If the extraordinary verbosity of Java is getting to you, look into some of the new, higher-level languages which run on the JVM and can interoperate with Java, like Clojure, JRuby, Scala, and so on. Your out-of-control primitive repetition will become a non-issue. But the benefits will go much further than that -- there are all kinds of ways which the languages just mentioned allow you to get more done with less detailed, repetitive, error-prone code (as compared to Java).

If performance is a problem, you can drop back into Java for the performance-critical bits (using primitive types). But you might be surprised at how often you can still get a good level of performance in the higher-level language.

I personally use both JRuby and Clojure; if you are coming from a Java/C/C#/C++ background, both have the potential to change the way you think about programming.

Answer 4

Does Java 7 have any changes that might ease the strain in such cases?

No.

Is there somewhere an annotation processor to handle this case?

Not that I am aware of.

If not, what would it take to build one?

Time, or money. :-)

This seems to me like a problem-space where it would be difficult to come up with a general solution that works well ... beyond trivial cases. Conventional source code generation or a (textual) preprocessor seems more promising to me. (I'm not an Annotation processor expert though.)

Answer 5

From the performance point of view (I make a lot of CPU-bound algorithms too), I use my own boxings that are not immutable. This allows using mutable numbers in sets like ArrayList and HashMap to work with high performance.

It takes one long preparation step to make all the primitive containers with their repetitive code, and then you just use them. As I also deal with 2-dimensional, 3-dimensional etc values, I also created those for myself. The choice is yours.

like:
Vector1i - 1 integer, replaces Integer
Vector2i - 2 integer, replaces Point and Dimension
Vector2d - 2 doubles, replaces Point2D.Double
Vector4i - 4 integers, could replace Rectangle
Vector2f - 2-dimensional float vector
Vector3f - 3-dimensional float vector
...etc...
All of them represent a generalized 'vector' in mathematics, hence the name for all these primitives.
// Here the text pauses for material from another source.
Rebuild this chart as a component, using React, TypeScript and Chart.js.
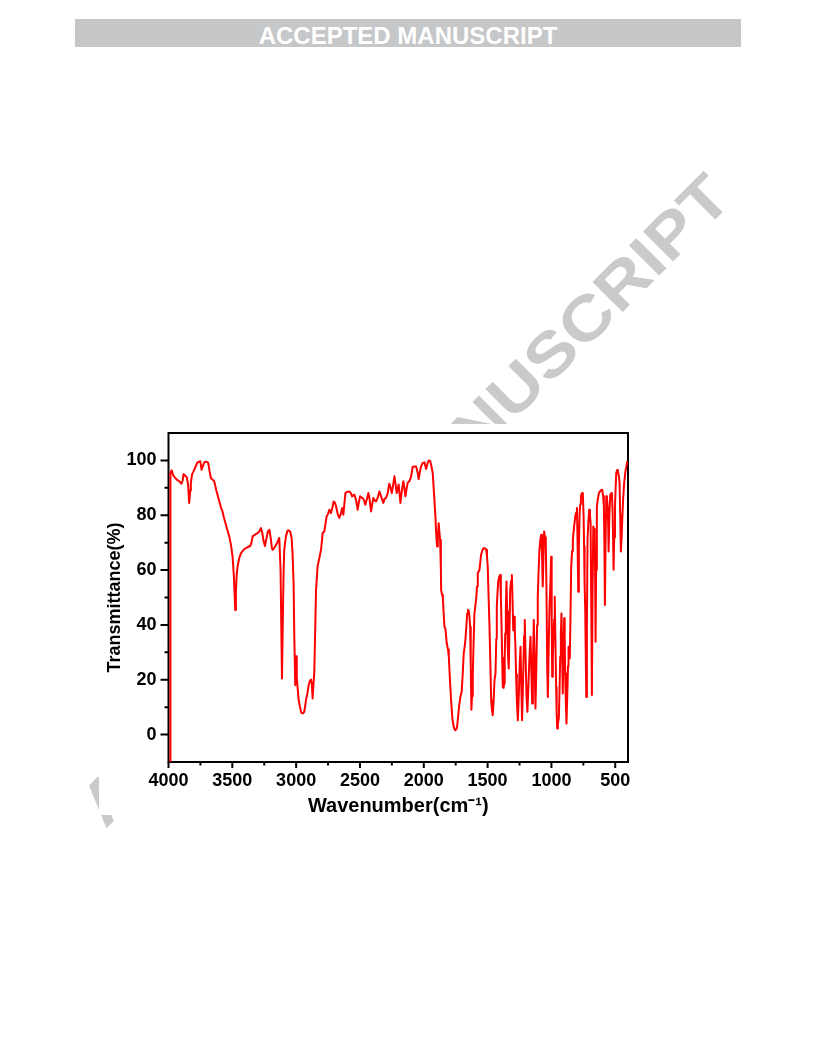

One downside is that you cannot do a+b, you have make methods like a.add(b), and for a=a+b I chose to name the methods like a.addSelf(b). If this bothers you, take a look at Ceylon, which I discovered very recently. It's a layer on top of Java (JVM/Eclispe compatbile) created especially to address it's limitations (like operator overloading).

One other thing, watch out when using these classes as a key in a Map, as sorting/hashing/comparing will go haywire when the value changes.

Answer 6

I tend to use a "super type" like long or double if I still want a primitive. The performance is usually very close and it avoids creating lots of variations. BTW: registers in a 64-bit JVM will all be 64-bit anyway.